--- start of Data provided ---
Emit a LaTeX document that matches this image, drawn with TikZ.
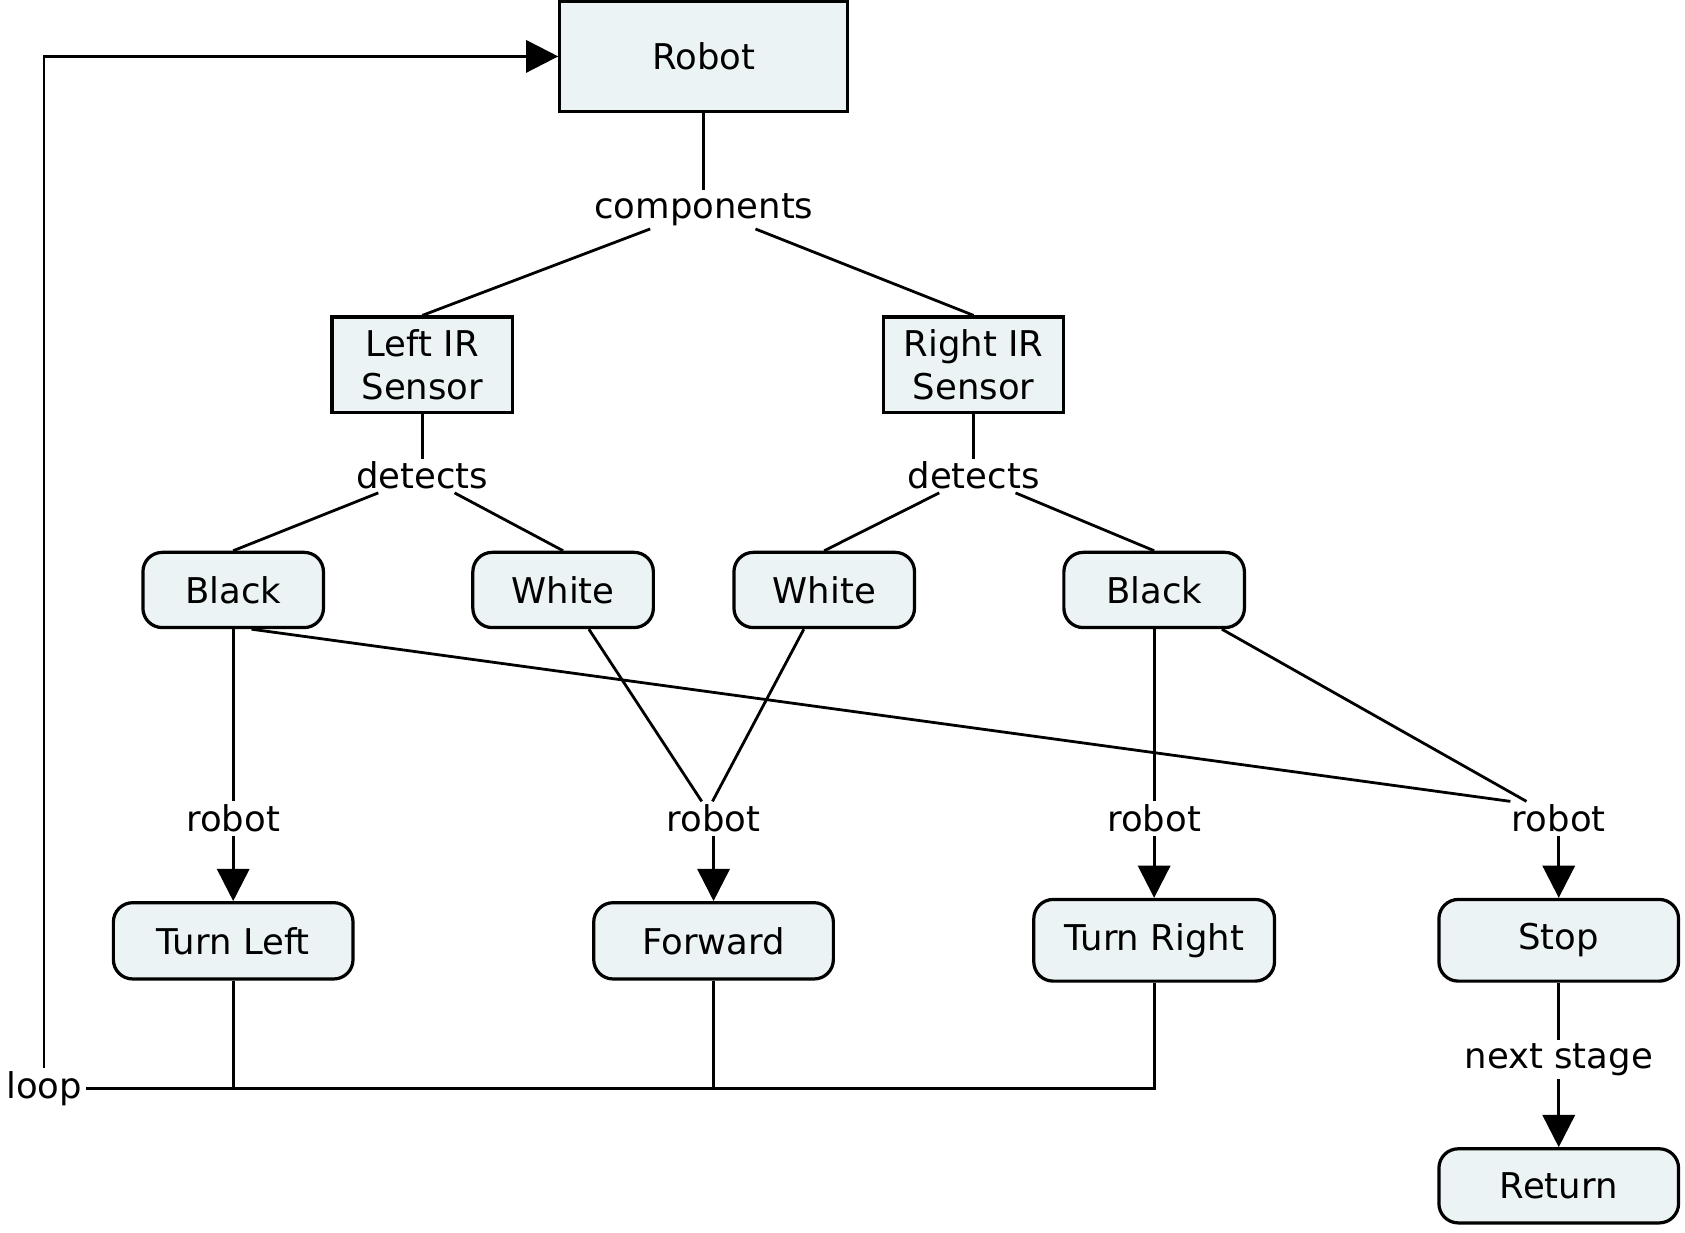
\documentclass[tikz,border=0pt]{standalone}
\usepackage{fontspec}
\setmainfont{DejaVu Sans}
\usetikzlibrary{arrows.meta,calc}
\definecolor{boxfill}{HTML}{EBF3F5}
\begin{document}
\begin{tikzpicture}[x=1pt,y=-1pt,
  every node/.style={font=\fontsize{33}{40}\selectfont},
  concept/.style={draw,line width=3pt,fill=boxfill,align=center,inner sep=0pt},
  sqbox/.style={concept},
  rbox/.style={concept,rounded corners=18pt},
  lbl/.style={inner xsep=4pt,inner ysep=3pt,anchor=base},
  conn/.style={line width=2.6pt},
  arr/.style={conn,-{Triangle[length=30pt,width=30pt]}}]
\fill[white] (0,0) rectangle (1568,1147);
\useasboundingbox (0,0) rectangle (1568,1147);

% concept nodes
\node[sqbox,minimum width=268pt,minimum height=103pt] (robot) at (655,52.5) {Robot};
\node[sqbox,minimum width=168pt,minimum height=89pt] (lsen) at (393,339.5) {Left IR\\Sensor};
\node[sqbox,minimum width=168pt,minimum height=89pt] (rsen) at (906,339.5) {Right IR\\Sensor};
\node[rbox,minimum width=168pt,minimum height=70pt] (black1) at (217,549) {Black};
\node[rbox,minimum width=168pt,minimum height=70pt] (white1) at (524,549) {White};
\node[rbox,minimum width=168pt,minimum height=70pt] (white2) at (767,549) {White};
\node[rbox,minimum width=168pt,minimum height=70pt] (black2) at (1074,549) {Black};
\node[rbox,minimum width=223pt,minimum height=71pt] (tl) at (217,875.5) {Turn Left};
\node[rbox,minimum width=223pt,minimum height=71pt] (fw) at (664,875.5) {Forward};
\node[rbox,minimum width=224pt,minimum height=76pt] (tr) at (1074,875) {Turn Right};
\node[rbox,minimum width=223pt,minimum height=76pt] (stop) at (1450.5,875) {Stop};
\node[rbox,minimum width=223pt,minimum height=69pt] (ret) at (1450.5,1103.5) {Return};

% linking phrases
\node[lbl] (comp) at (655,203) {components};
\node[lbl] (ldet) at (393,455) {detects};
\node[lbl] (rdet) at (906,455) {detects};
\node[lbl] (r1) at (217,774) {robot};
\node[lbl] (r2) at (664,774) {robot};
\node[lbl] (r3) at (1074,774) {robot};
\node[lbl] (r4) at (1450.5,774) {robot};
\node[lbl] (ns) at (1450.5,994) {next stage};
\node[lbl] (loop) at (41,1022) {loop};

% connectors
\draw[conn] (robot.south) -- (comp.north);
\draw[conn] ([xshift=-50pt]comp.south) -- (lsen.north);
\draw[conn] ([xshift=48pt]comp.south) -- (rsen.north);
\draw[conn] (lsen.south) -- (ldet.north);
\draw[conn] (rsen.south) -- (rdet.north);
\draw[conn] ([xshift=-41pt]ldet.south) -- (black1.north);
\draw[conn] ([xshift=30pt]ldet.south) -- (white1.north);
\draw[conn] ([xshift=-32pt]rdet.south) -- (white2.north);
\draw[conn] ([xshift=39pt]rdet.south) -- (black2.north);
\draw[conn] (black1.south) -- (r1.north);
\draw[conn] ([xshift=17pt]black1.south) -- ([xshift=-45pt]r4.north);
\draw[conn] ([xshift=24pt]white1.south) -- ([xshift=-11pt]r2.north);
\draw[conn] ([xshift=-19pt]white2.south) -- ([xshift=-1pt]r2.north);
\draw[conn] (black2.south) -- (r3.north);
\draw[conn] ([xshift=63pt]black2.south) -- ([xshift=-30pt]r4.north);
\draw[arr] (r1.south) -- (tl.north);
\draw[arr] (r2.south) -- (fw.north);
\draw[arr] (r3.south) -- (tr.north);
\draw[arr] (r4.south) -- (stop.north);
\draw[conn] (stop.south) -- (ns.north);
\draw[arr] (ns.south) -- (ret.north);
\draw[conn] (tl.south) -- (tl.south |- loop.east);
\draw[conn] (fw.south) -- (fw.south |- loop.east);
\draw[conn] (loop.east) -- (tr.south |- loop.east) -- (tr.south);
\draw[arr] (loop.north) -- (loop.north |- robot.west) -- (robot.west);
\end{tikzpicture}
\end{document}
--- end of Data provided ---
Short problem:
Skip every picture and transcribe the data above exactly.

Written answer:
Emit a LaTeX document that matches this image, drawn with TikZ.
\documentclass[tikz,border=0pt]{standalone}
\usepackage{fontspec}
\setmainfont{DejaVu Sans}
\usetikzlibrary{arrows.meta,calc}
\definecolor{boxfill}{HTML}{EBF3F5}
\begin{document}
\begin{tikzpicture}[x=1pt,y=-1pt,
  every node/.style={font=\fontsize{33}{40}\selectfont},
  concept/.style={draw,line width=3pt,fill=boxfill,align=center,inner sep=0pt},
  sqbox/.style={concept},
  rbox/.style={concept,rounded corners=18pt},
  lbl/.style={inner xsep=4pt,inner ysep=3pt,anchor=base},
  conn/.style={line width=2.6pt},
  arr/.style={conn,-{Triangle[length=30pt,width=30pt]}}]
\fill[white] (0,0) rectangle (1568,1147);
\useasboundingbox (0,0) rectangle (1568,1147);

% concept nodes
\node[sqbox,minimum width=268pt,minimum height=103pt] (robot) at (655,52.5) {Robot};
\node[sqbox,minimum width=168pt,minimum height=89pt] (lsen) at (393,339.5) {Left IR\\Sensor};
\node[sqbox,minimum width=168pt,minimum height=89pt] (rsen) at (906,339.5) {Right IR\\Sensor};
\node[rbox,minimum width=168pt,minimum height=70pt] (black1) at (217,549) {Black};
\node[rbox,minimum width=168pt,minimum height=70pt] (white1) at (524,549) {White};
\node[rbox,minimum width=168pt,minimum height=70pt] (white2) at (767,549) {White};
\node[rbox,minimum width=168pt,minimum height=70pt] (black2) at (1074,549) {Black};
\node[rbox,minimum width=223pt,minimum height=71pt] (tl) at (217,875.5) {Turn Left};
\node[rbox,minimum width=223pt,minimum height=71pt] (fw) at (664,875.5) {Forward};
\node[rbox,minimum width=224pt,minimum height=76pt] (tr) at (1074,875) {Turn Right};
\node[rbox,minimum width=223pt,minimum height=76pt] (stop) at (1450.5,875) {Stop};
\node[rbox,minimum width=223pt,minimum height=69pt] (ret) at (1450.5,1103.5) {Return};

% linking phrases
\node[lbl] (comp) at (655,203) {components};
\node[lbl] (ldet) at (393,455) {detects};
\node[lbl] (rdet) at (906,455) {detects};
\node[lbl] (r1) at (217,774) {robot};
\node[lbl] (r2) at (664,774) {robot};
\node[lbl] (r3) at (1074,774) {robot};
\node[lbl] (r4) at (1450.5,774) {robot};
\node[lbl] (ns) at (1450.5,994) {next stage};
\node[lbl] (loop) at (41,1022) {loop};

% connectors
\draw[conn] (robot.south) -- (comp.north);
\draw[conn] ([xshift=-50pt]comp.south) -- (lsen.north);
\draw[conn] ([xshift=48pt]comp.south) -- (rsen.north);
\draw[conn] (lsen.south) -- (ldet.north);
\draw[conn] (rsen.south) -- (rdet.north);
\draw[conn] ([xshift=-41pt]ldet.south) -- (black1.north);
\draw[conn] ([xshift=30pt]ldet.south) -- (white1.north);
\draw[conn] ([xshift=-32pt]rdet.south) -- (white2.north);
\draw[conn] ([xshift=39pt]rdet.south) -- (black2.north);
\draw[conn] (black1.south) -- (r1.north);
\draw[conn] ([xshift=17pt]black1.south) -- ([xshift=-45pt]r4.north);
\draw[conn] ([xshift=24pt]white1.south) -- ([xshift=-11pt]r2.north);
\draw[conn] ([xshift=-19pt]white2.south) -- ([xshift=-1pt]r2.north);
\draw[conn] (black2.south) -- (r3.north);
\draw[conn] ([xshift=63pt]black2.south) -- ([xshift=-30pt]r4.north);
\draw[arr] (r1.south) -- (tl.north);
\draw[arr] (r2.south) -- (fw.north);
\draw[arr] (r3.south) -- (tr.north);
\draw[arr] (r4.south) -- (stop.north);
\draw[conn] (stop.south) -- (ns.north);
\draw[arr] (ns.south) -- (ret.north);
\draw[conn] (tl.south) -- (tl.south |- loop.east);
\draw[conn] (fw.south) -- (fw.south |- loop.east);
\draw[conn] (loop.east) -- (tr.south |- loop.east) -- (tr.south);
\draw[arr] (loop.north) -- (loop.north |- robot.west) -- (robot.west);
\end{tikzpicture}
\end{document}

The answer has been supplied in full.